Workspaces vs Directory-Based Separation

This is a debate I've had with many teams. Here's my stance after years of production experience:

  • Workspaces are great for identical environments (dev/staging/prod with the same architecture)
  • Directory-based separation is better when environments differ significantly

For most clients, I recommend directory-based separation with shared modules. It's more explicit, easier to audit, and prevents the "which workspace am I in?" mistakes that have caused real incidents.
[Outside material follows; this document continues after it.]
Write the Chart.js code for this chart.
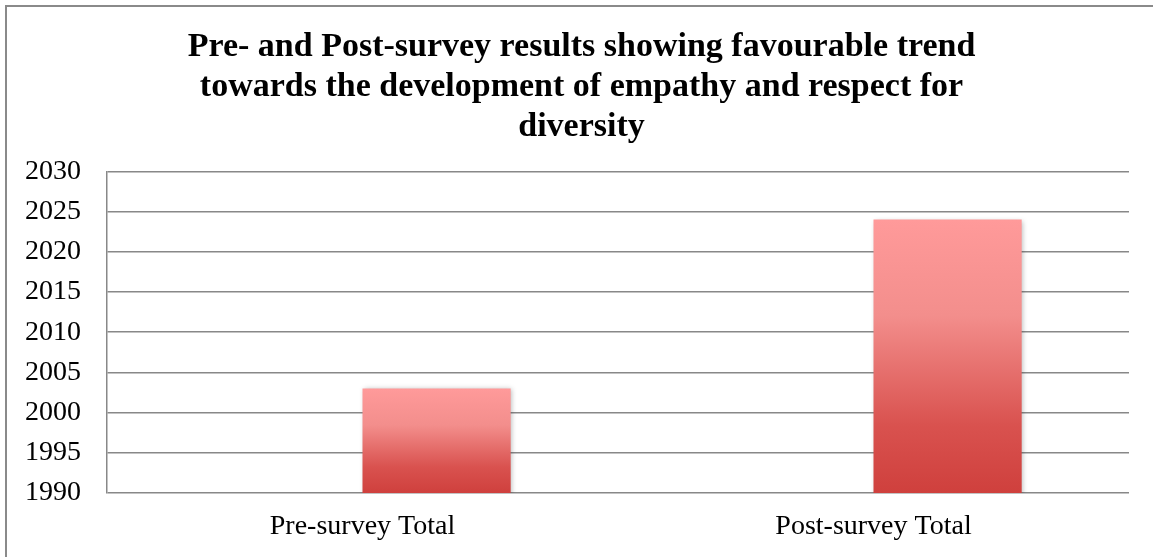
<!DOCTYPE html>
<html lang="en">
<head>
    <meta charset="UTF-8">
    <title>Pre- and Post-survey results</title>
    <script src="https://cdn.jsdelivr.net/npm/chart.js"></script>
    <style>
        html, body {
            margin: 0;
            padding: 0;
            background: #fff;
            overflow: hidden;
        }

        .chart-wrap {
            position: absolute;
            left: 0;
            top: 0;
            width: 1153px;
            height: 557px;
        }

        .frame {
            position: absolute;
            left: 5px;
            top: 5px;
            right: 0;
            bottom: 0;
            border-left: 2px solid #8a8a8a;
            border-top: 2px solid #8a8a8a;
            pointer-events: none;
        }
    </style>
</head>
<body>
    <div class="chart-wrap">
        <canvas id="surveyChart" width="1153" height="557"></canvas>
    </div>
    <div class="frame"></div>

    <script>
        // chart data
        const categories = ['Pre-survey Total', 'Post-survey Total'];
        const blankSeries = [null, null];       // empty first series in the original sheet
        const totals = [2003, 2024];
        const yTicks = [1990, 1995, 2000, 2005, 2010, 2015, 2020, 2025, 2030];

        const titleLines = [
            'Pre- and Post-survey results showing favourable trend',
            'towards the development of empathy and respect for',
            'diversity'
        ];

        const serif = "'Liberation Serif', 'Times New Roman', serif";
        const gridGrey = '#888888';

        // vertical gradient per bar, light pink at the top to red at the base
        function barFill(ctx) {
            const chart = ctx.chart;
            if (!chart.chartArea || ctx.raw == null) return '#e56b69';
            const y = chart.scales.y;
            const top = y.getPixelForValue(ctx.raw);
            const bottom = y.getPixelForValue(y.min);
            const g = chart.ctx.createLinearGradient(0, top, 0, bottom);
            g.addColorStop(0, '#ff9a9a');
            g.addColorStop(0.35, '#f38e8c');
            g.addColorStop(0.75, '#d9524f');
            g.addColorStop(1, '#cf403d');
            return g;
        }

        // soft drop shadow under the bars
        const barShadow = {
            id: 'barShadow',
            beforeDatasetDraw(chart) {
                const c = chart.ctx;
                c.save();
                c.shadowColor = 'rgba(0,0,0,0.28)';
                c.shadowBlur = 5;
                c.shadowOffsetX = 1;
                c.shadowOffsetY = 1;
            },
            afterDatasetDraw(chart) {
                chart.ctx.restore();
            }
        };

        // the title in the original sits centred inside the framed area, a bit right of the canvas centre
        const titleShift = {
            id: 'titleShift',
            afterLayout(chart) {
                const t = chart.titleBlock;
                if (!t) return;
                t.left += 34;
                t.width = t.right - t.left;
            }
        };

        new Chart(document.getElementById('surveyChart'), {
            type: 'bar',
            data: {
                labels: categories,
                datasets: [
                    { label: 'Blank', data: blankSeries, backgroundColor: barFill },
                    { label: 'Total', data: totals, backgroundColor: barFill, borderWidth: 0 }
                ]
            },
            plugins: [barShadow, titleShift],
            options: {
                responsive: false,
                animation: false,
                layout: { padding: { left: 0, right: 24, top: 0, bottom: 0 } },
                datasets: {
                    bar: { categoryPercentage: 0.58, barPercentage: 1.0 }
                },
                plugins: {
                    legend: { display: false },
                    tooltip: { enabled: false },
                    title: {
                        display: true,
                        text: titleLines,
                        color: '#000',
                        font: { family: serif, size: 34, weight: 'bold', lineHeight: 1.18 },
                        padding: { top: 27, bottom: 24 }
                    }
                },
                scales: {
                    x: {
                        grid: { display: false, drawTicks: false },
                        border: { display: false },
                        ticks: {
                            color: '#000',
                            padding: 17,
                            font: { family: serif, size: 28 }
                        },
                        afterFit(scale) { scale.height = 64; }
                    },
                    y: {
                        min: yTicks[0],
                        max: yTicks[yTicks.length - 1],
                        afterBuildTicks(scale) {
                            scale.ticks = yTicks.map(v => ({ value: v }));
                        },
                        grid: { color: gridGrey, lineWidth: 1.5, drawTicks: false },
                        border: { display: true, color: gridGrey, width: 1.5 },
                        ticks: {
                            color: '#000',
                            padding: 26,
                            font: { family: serif, size: 28 },
                            callback: v => String(v)
                        },
                        afterFit(scale) { scale.width = 107; }
                    }
                }
            }
        });
    </script>
</body>
</html>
Importing Existing Resources

When onboarding clients who already have AWS infrastructure, importing existing resources into Terraform is critical. The newer import block approach is much cleaner:

# Modern import block approach (Terraform 1.5+)
import {
  to = aws_s3_bucket.existing_bucket
  id = "my-existing-bucket-name"
}

resource "aws_s3_bucket" "existing_bucket" {
  bucket = "my-existing-bucket-name"
  # ... add configuration to match existing state
}

# Generate the configuration automatically
terraform plan -generate-config-out=generated.tf

State Migration Best Practices

Moving state between backends or restructuring state is one of the riskiest Terraform operations. Here's my checklist:

  1. Back up the current state: terraform state pull > backup.tfstate
  2. Run plan first: Ensure no unexpected changes
  3. Use terraform state mv for resource restructuring
  4. Lock the state during migration to prevent concurrent access
  5. Verify with plan after migration shows no changes
# Safe state migration workflow
# 1. Backup current state
terraform state pull > backup-$(date +%Y%m%d).tfstate

# 2. Move resources between state files
terraform state mv \
  'module.old_name.aws_instance.web' \
  'module.new_name.aws_instance.web'

# 3. Migrate backend
terraform init -migrate-state

# 4. Verify - this should show NO changes
terraform plan

Disaster Recovery for State Files

S3 versioning is your first line of defense. But I also recommend:

  • Cross-region replication on the state bucket for geo-redundancy
  • Automated backups via Lambda that snapshot state before each apply
  • Point-in-time recovery testing at least quarterly
  • Lifecycle policies to retain old versions for 90 days minimum

Security Considerations

State files contain sensitive data. Always:

  • Enable KMS encryption on the S3 bucket
  • Restrict IAM access to the state bucket with least-privilege policies
  • Enable access logging on the state bucket
  • Never commit state files to version control (add *.tfstate to .gitignore)
  • Use sensitive = true on outputs that contain secrets

Real-World Lessons

From my consulting work, here are hard-won lessons:

  • A healthcare client lost 3 hours of work because two engineers ran apply simultaneously before we set up DynamoDB locking
  • An e-commerce platform had their entire state in one file. A bad apply to a monitoring change accidentally destroyed their production VPC. Splitting state would have prevented this entirely.
  • A fintech startup stored state locally on a developer's laptop. When that laptop was stolen, they had to manually reconcile their infrastructure. Remote state with encryption would have avoided this.

Conclusion

Terraform state management isn't glamorous, but it's the foundation of reliable infrastructure as code. Invest the time to set it up correctly from day one:

  • Always use remote state with locking
  • Encrypt state at rest and in transit
  • Split state by component and blast radius
  • Have a disaster recovery plan for state files
  • Test state recovery procedures regularly

Your future self (and your team) will thank you when that 2 AM incident doesn't turn into a state corruption nightmare.